NEW YORK (AP) — Viewers of “The Good Wife” were gobsmacked by the sudden, unexpected death of its dashing attorney, Will Gardner, on Sunday’s episode of the CBS legal drama.

Gardner, a prominent character portrayed by Josh Charles since the series’ debut five seasons ago, was gunned down in a Chicago courtroom by his unhinged client. He was pronounced dead shortly afterward. Once the episode had aired, Twitter lit up with astonished, sorrowful and even irate posts.

One viewer called for a group hug, while another issued a plea for a counselor to treat jolted fans. Yet another viewer expressed hope that, as with “Dallas” long ago in revealing Bobby Ewing’s death to be only a dream, “The Good Wife” would find Gardner stepping out of his shower next week, alive and well.

Other viewers vowed never to watch the show again, as payback.

Gardner was a rival lawyer and former lover of the character played by series star Julianna Margulies.
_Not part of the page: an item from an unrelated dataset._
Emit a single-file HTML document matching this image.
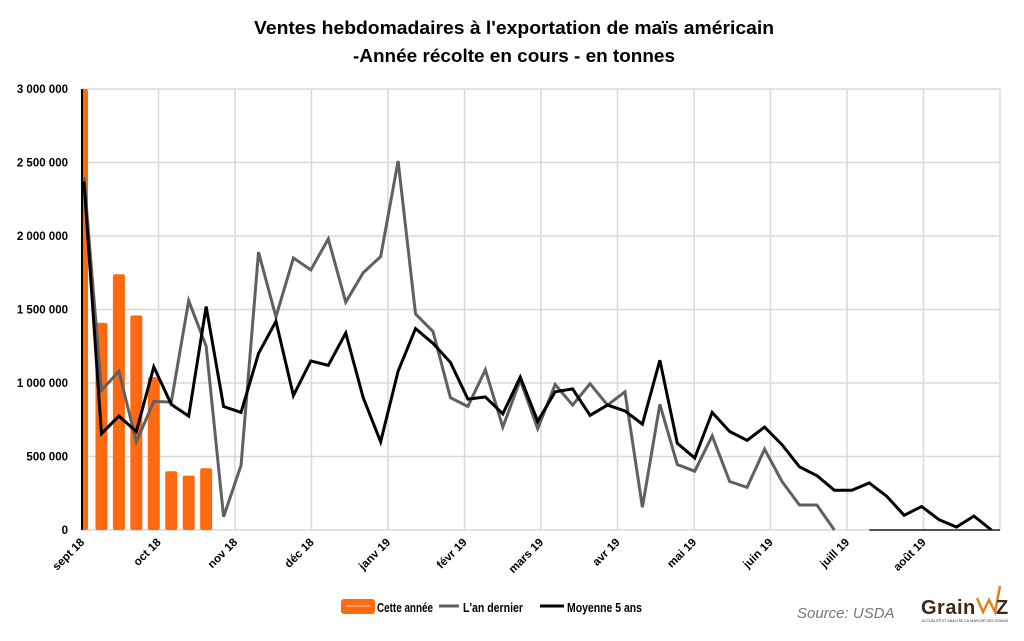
<!DOCTYPE html>
<html><head><meta charset="utf-8"><style>
body{margin:0;background:#fff;}
svg{display:block;font-family:"Liberation Sans",sans-serif;}
</style></head><body>
<svg id="c" width="1024" height="641" viewBox="0 0 1024 641">
<text x="514" y="34" text-anchor="middle" font-size="18" font-weight="bold" textLength="520" lengthAdjust="spacingAndGlyphs">Ventes hebdomadaires à l'exportation de maïs américain</text>
<text x="514" y="62" text-anchor="middle" font-size="18" font-weight="bold" textLength="322" lengthAdjust="spacingAndGlyphs">-Année récolte en cours - en tonnes</text>
<g id="grid"></g><g id="bars"></g><g id="lines"></g><g id="axes"></g>
<g>
<rect x="341" y="599" width="34" height="15" rx="3" fill="#ff6a10"/>
<line x1="346" y1="606" x2="370" y2="606" stroke="#f4a070" stroke-width="2"/>
<text x="377" y="612" font-size="13" font-weight="bold" textLength="56" lengthAdjust="spacingAndGlyphs">Cette année</text>
<line x1="439" y1="606" x2="459" y2="606" stroke="#606060" stroke-width="3"/>
<text x="463" y="612" font-size="13" font-weight="bold" textLength="60" lengthAdjust="spacingAndGlyphs">L'an dernier</text>
<line x1="540" y1="606" x2="564" y2="606" stroke="#000" stroke-width="3"/>
<text x="567" y="612" font-size="13" font-weight="bold" textLength="75" lengthAdjust="spacingAndGlyphs">Moyenne 5 ans</text>
</g>
<text x="797" y="618" font-size="15" font-style="italic" fill="#777">Source: USDA</text>
<g>
<text x="921" y="614" font-size="20" font-weight="bold" fill="#3a2a1a" letter-spacing="0.5">Grain</text>
<polyline points="977,598 983,612 989,600 995,612 1000,586" fill="none" stroke="#e8801a" stroke-width="2.5"/>
<text x="996" y="614" font-size="20" font-weight="bold" fill="#3a2a1a">Z</text>
<text x="922" y="622" font-size="3.5" fill="#333">ACTUALITÉ ET ANALYSE DU MARCHÉ DES GRAINS</text>
</g>
</svg>
<script>
const yTicks=[0,500000,1000000,1500000,2000000,2500000,3000000];
const yTickLabels=["0","500 000","1 000 000","1 500 000","2 000 000","2 500 000","3 000 000"];
const months=["sept 18","oct 18","nov 18","déc 18","janv 19","févr 19","mars 19","avr 19","mai 19","juin 19","juill 19","août 19"];
const cetteAnnee=[3100000,1410000,1740000,1460000,1040000,400000,370000,420000];
const anDernier=[2400000,950000,1080000,600000,875000,870000,1560000,1250000,90000,440000,1890000,1450000,1850000,1770000,1980000,1550000,1750000,1860000,2510000,1470000,1350000,900000,840000,1090000,700000,1020000,690000,990000,850000,995000,850000,940000,155000,855000,445000,400000,640000,330000,290000,550000,330000,170000,170000,0];
const moyenne=[2370000,655000,775000,670000,1110000,855000,775000,1520000,840000,800000,1200000,1420000,915000,1150000,1120000,1340000,900000,600000,1080000,1370000,1270000,1140000,890000,905000,790000,1040000,740000,940000,960000,780000,850000,810000,720000,1155000,590000,490000,800000,670000,610000,700000,580000,430000,370000,270000,270000,320000,230000,100000,160000,70000,20000,95000,0];
const flatStart=45, flatEnd=52, flatVal=0;
const NS="http://www.w3.org/2000/svg";
const X0=82,X1=1000,Y0=530,Y1=89,YMAX=3000000,WK=17.45,MW=(X1-X0)/12;
const y=v=>Y0-(Math.min(v,YMAX)/YMAX)*(Y0-Y1);
const xw=i=>84+i*WK;
const xm=i=>X0+i*MW;
function mk(t,a,p){const e=document.createElementNS(NS,t);for(const k in a)e.setAttribute(k,a[k]);p.appendChild(e);return e;}
const grid=document.getElementById('grid'),axes=document.getElementById('axes'),bars=document.getElementById('bars'),lines=document.getElementById('lines');
yTicks.forEach((v,i)=>{
 const l=mk('line',{x1:X0,x2:X1,y1:y(v),y2:y(v),stroke:'#d9d9d9','stroke-width':1.5},grid);
 
 
 const t=mk('text',{x:68,y:y(v)+4,'text-anchor':'end','font-size':11.5,'font-weight':'bold'},axes);
 t.textContent=yTickLabels[i];
 
 
});
for(let i=0;i<=12;i++){
 const l=mk('line',{x1:xm(i),x2:xm(i),y1:Y1,y2:Y0,stroke:'#d9d9d9','stroke-width':1.5},grid);
 
 
}
months.forEach((m,i)=>{
 const t=mk('text',{x:xm(i)+3,y:543,'text-anchor':'end','font-size':11.5,'font-weight':'bold',transform:`rotate(-45 ${xm(i)+3} 543)`},axes);
 t.textContent=m;
 
 
});
cetteAnnee.forEach((v,i)=>{
 const h=Y0-y(v);
 const r=mk('rect',{x:i==0?X0:xw(i)-6,y:y(v),width:i==0?6:12,height:h,rx:2,fill:'#ff6a10'},bars);
 
 
});
function poly(arr,off,col,name){
 const p=mk('polyline',{points:arr.map((v,i)=>xw(i+off)+','+y(v)).join(' '),fill:'none',stroke:col,'stroke-width':3,'stroke-linejoin':'miter'},lines);
 
 
}
poly(anDernier,0,'#606060','line-an-dernier');
poly(moyenne,0,'#000','line-moyenne-5-ans');
const f=mk('line',{x1:xw(flatStart),x2:X1,y1:y(flatVal),y2:y(flatVal),stroke:'#222','stroke-width':1.5},lines);


const ax=mk('line',{x1:X0,x2:X0,y1:Y1,y2:Y0,stroke:'#000','stroke-width':2},axes);


</script>
</body></html>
His death and Charles’ decision to exit the show had been well-guarded secrets. Charles, who entered the series with a four-year contract, opted not to re-up when it expired after last season, according to his publicist.

Charles’ past TV work includes the ABC dramedy series “SportsNight” and a season playing a client of therapist Gabriel Byrne on the HBO drama “In Treatment.”